- _EXTRACTED DATA_:
______________________________

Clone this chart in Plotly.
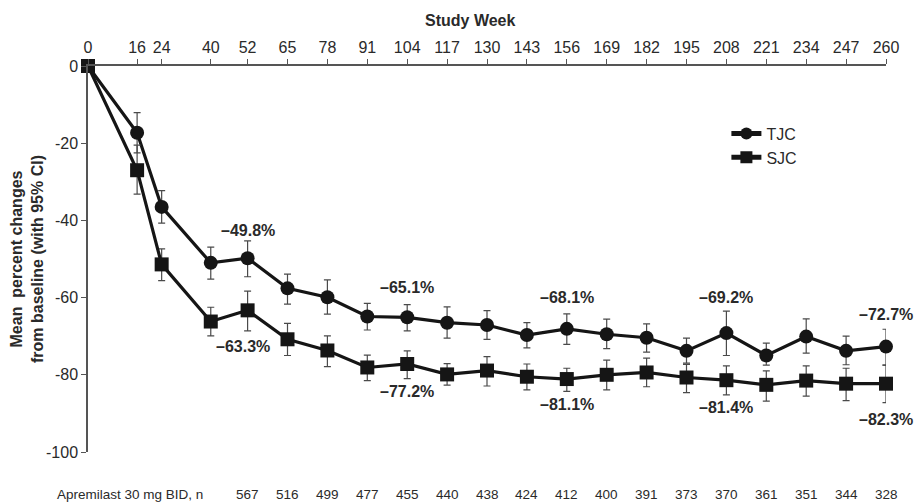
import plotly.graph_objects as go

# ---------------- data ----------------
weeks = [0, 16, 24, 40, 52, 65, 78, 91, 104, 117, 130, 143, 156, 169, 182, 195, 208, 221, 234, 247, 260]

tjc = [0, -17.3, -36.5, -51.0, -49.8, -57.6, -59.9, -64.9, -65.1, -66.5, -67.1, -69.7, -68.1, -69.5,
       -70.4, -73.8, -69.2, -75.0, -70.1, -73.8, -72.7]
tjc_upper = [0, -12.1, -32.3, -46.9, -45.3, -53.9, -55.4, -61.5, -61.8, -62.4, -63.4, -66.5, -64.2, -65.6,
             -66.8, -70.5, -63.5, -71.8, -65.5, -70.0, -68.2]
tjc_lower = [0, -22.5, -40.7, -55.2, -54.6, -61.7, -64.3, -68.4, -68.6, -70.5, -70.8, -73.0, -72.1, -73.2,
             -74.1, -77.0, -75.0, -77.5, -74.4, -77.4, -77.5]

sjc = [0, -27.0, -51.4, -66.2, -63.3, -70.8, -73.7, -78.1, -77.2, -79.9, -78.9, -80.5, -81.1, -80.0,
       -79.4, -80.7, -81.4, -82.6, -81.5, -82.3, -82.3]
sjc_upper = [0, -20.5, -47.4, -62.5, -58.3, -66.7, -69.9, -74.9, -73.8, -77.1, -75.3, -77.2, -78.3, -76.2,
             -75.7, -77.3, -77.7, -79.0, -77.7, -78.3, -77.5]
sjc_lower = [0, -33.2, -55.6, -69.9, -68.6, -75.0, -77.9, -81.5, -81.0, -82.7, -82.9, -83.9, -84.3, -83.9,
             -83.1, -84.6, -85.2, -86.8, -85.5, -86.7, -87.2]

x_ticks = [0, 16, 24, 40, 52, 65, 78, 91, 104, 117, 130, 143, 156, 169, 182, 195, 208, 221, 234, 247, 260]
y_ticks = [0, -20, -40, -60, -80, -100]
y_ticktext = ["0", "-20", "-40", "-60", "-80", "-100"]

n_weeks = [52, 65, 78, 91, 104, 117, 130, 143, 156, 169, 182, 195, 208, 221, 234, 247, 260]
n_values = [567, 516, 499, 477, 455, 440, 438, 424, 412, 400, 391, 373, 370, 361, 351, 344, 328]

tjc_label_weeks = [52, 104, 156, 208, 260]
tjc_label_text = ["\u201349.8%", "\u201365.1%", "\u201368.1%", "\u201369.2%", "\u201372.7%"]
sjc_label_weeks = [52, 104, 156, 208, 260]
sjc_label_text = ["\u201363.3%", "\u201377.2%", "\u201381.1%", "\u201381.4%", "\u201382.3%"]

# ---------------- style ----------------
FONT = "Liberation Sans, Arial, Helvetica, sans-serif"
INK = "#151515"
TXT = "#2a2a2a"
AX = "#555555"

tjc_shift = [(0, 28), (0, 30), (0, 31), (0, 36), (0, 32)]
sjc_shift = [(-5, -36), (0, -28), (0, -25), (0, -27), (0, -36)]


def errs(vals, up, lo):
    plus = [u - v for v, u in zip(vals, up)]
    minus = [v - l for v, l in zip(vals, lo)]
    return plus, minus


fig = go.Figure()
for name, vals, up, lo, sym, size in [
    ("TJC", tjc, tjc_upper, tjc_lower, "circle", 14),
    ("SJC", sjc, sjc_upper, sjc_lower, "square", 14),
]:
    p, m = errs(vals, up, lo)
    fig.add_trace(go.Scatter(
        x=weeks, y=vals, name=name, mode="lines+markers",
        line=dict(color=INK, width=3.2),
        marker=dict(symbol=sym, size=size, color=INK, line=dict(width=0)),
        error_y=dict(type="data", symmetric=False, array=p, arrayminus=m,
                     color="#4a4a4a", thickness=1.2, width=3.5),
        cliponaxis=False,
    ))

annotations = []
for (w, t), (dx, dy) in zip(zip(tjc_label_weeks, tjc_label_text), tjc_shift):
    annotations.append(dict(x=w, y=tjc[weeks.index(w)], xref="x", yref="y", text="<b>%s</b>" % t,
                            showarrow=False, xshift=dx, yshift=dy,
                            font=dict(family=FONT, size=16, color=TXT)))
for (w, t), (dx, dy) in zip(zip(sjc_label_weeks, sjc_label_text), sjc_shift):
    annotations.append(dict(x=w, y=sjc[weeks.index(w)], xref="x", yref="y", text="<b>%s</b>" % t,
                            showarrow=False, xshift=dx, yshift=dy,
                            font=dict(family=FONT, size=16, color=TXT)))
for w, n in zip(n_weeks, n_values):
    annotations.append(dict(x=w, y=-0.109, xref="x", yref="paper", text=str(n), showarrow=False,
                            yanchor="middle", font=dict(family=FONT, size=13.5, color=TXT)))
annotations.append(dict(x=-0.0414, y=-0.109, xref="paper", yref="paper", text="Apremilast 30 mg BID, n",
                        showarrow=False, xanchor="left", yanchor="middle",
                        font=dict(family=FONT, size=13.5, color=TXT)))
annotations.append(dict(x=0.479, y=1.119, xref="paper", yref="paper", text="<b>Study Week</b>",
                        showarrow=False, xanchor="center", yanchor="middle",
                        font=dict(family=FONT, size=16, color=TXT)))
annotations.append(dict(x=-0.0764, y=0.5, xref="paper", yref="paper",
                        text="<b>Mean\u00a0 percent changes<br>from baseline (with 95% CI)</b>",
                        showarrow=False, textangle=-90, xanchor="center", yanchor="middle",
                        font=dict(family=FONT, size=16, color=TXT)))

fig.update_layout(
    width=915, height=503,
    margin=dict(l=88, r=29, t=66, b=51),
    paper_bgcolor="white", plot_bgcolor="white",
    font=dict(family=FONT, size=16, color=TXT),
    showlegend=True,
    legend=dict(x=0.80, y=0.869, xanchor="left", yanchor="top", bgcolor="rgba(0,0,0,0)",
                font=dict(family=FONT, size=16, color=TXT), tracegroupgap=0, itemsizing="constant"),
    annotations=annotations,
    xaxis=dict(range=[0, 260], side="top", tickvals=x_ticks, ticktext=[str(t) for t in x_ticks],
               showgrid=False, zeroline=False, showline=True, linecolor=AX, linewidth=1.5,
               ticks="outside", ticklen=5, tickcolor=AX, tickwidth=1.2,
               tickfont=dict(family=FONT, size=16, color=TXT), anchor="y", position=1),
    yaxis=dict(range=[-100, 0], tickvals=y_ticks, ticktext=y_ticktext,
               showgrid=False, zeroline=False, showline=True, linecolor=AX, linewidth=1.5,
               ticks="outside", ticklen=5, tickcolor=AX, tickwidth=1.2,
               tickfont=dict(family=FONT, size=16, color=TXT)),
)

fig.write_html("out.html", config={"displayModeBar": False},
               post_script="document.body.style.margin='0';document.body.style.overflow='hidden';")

______________________________

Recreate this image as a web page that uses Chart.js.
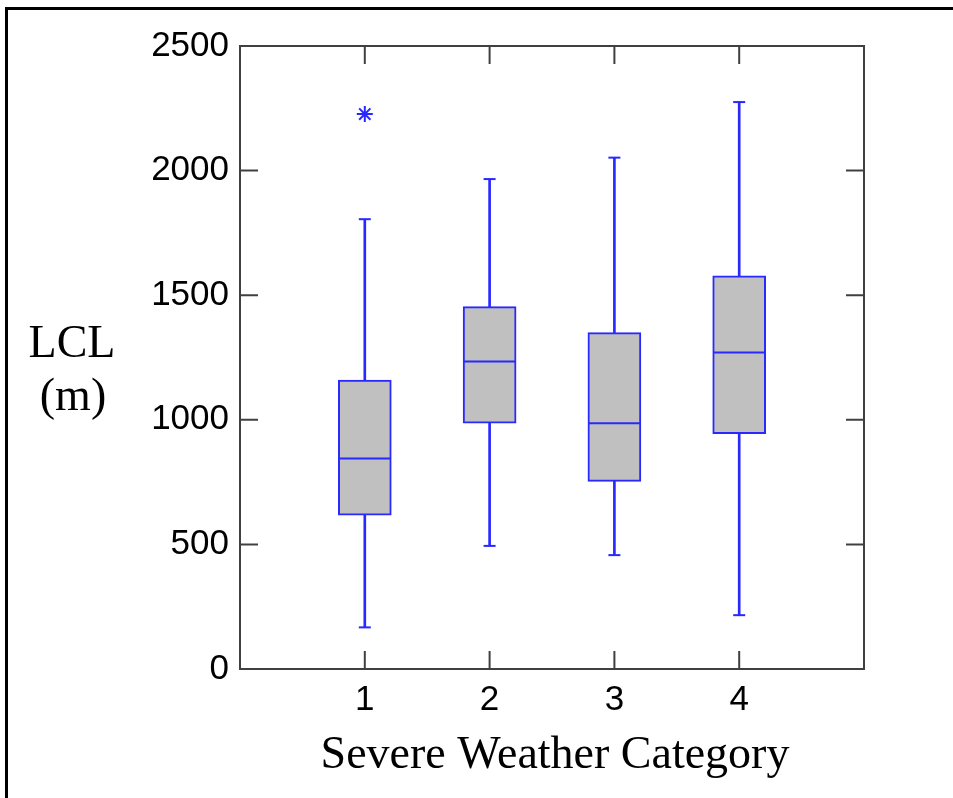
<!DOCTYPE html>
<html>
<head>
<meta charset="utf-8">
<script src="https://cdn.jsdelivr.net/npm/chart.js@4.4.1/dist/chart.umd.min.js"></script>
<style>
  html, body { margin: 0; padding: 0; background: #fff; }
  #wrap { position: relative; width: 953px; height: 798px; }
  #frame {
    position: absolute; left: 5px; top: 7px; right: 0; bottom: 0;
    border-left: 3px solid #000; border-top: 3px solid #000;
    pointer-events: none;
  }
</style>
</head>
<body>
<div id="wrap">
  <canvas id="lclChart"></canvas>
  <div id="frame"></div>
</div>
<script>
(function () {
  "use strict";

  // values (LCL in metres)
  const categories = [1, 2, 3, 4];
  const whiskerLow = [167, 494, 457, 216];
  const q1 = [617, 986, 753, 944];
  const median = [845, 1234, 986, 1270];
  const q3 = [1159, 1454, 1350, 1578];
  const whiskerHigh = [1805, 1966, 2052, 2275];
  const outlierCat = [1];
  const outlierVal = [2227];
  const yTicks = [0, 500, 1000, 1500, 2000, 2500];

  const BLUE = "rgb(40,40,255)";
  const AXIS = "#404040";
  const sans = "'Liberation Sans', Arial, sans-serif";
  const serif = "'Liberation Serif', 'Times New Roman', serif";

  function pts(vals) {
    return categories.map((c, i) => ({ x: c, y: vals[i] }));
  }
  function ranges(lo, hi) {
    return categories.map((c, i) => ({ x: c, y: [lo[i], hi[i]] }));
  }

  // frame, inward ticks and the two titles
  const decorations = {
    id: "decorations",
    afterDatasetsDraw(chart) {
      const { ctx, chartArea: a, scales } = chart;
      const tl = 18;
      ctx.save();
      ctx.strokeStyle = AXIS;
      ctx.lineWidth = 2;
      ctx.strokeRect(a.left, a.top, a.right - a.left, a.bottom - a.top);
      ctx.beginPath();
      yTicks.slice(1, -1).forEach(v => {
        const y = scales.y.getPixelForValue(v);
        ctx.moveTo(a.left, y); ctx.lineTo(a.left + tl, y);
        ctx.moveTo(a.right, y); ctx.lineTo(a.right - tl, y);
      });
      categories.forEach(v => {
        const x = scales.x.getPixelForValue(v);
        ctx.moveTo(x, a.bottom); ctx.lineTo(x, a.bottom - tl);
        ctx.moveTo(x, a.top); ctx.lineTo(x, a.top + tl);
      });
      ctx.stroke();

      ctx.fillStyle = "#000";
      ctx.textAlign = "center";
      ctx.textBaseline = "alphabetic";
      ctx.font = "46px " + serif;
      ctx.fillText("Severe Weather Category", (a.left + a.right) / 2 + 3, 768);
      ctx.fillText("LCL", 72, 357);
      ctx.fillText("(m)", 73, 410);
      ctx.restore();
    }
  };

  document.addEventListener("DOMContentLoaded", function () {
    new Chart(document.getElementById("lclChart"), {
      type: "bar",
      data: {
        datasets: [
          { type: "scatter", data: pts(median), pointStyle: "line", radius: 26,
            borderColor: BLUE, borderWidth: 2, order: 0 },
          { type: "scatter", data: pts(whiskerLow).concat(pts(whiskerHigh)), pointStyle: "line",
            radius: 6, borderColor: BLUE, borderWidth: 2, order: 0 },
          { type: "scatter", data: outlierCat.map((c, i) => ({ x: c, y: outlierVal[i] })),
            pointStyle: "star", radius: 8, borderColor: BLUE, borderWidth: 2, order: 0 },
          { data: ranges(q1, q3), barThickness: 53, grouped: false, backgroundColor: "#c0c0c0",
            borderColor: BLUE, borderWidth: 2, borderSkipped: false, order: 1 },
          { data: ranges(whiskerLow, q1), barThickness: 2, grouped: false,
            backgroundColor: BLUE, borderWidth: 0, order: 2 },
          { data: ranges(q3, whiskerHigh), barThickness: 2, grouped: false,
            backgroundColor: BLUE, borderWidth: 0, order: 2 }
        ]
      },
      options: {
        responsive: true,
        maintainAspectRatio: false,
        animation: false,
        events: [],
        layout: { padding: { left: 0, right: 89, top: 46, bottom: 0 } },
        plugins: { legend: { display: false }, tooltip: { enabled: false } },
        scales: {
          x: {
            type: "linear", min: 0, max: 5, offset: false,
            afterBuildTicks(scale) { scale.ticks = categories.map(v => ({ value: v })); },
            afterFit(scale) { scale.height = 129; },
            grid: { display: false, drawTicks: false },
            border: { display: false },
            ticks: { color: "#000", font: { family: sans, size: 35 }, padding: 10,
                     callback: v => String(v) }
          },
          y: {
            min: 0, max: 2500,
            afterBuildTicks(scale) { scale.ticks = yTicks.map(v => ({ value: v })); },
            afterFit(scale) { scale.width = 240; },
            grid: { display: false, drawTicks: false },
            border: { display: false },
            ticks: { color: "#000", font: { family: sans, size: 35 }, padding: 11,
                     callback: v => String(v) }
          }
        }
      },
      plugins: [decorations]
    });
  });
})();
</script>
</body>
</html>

______________________________

- _OBJECTIVE_: Your task is to transcribe exactly the lines starting at the line that contains "Clone this chart in Plotly." and ending at the line that contains "-83.1, -84.6, -85.2, -86.8, -85.5, -86.7, -87.2]", both included. Leave out the pictures.

- _CORRECT OUTPUT_:
Clone this chart in Plotly.
import plotly.graph_objects as go

# ---------------- data ----------------
weeks = [0, 16, 24, 40, 52, 65, 78, 91, 104, 117, 130, 143, 156, 169, 182, 195, 208, 221, 234, 247, 260]

tjc = [0, -17.3, -36.5, -51.0, -49.8, -57.6, -59.9, -64.9, -65.1, -66.5, -67.1, -69.7, -68.1, -69.5,
       -70.4, -73.8, -69.2, -75.0, -70.1, -73.8, -72.7]
tjc_upper = [0, -12.1, -32.3, -46.9, -45.3, -53.9, -55.4, -61.5, -61.8, -62.4, -63.4, -66.5, -64.2, -65.6,
             -66.8, -70.5, -63.5, -71.8, -65.5, -70.0, -68.2]
tjc_lower = [0, -22.5, -40.7, -55.2, -54.6, -61.7, -64.3, -68.4, -68.6, -70.5, -70.8, -73.0, -72.1, -73.2,
             -74.1, -77.0, -75.0, -77.5, -74.4, -77.4, -77.5]

sjc = [0, -27.0, -51.4, -66.2, -63.3, -70.8, -73.7, -78.1, -77.2, -79.9, -78.9, -80.5, -81.1, -80.0,
       -79.4, -80.7, -81.4, -82.6, -81.5, -82.3, -82.3]
sjc_upper = [0, -20.5, -47.4, -62.5, -58.3, -66.7, -69.9, -74.9, -73.8, -77.1, -75.3, -77.2, -78.3, -76.2,
             -75.7, -77.3, -77.7, -79.0, -77.7, -78.3, -77.5]
sjc_lower = [0, -33.2, -55.6, -69.9, -68.6, -75.0, -77.9, -81.5, -81.0, -82.7, -82.9, -83.9, -84.3, -83.9,
             -83.1, -84.6, -85.2, -86.8, -85.5, -86.7, -87.2]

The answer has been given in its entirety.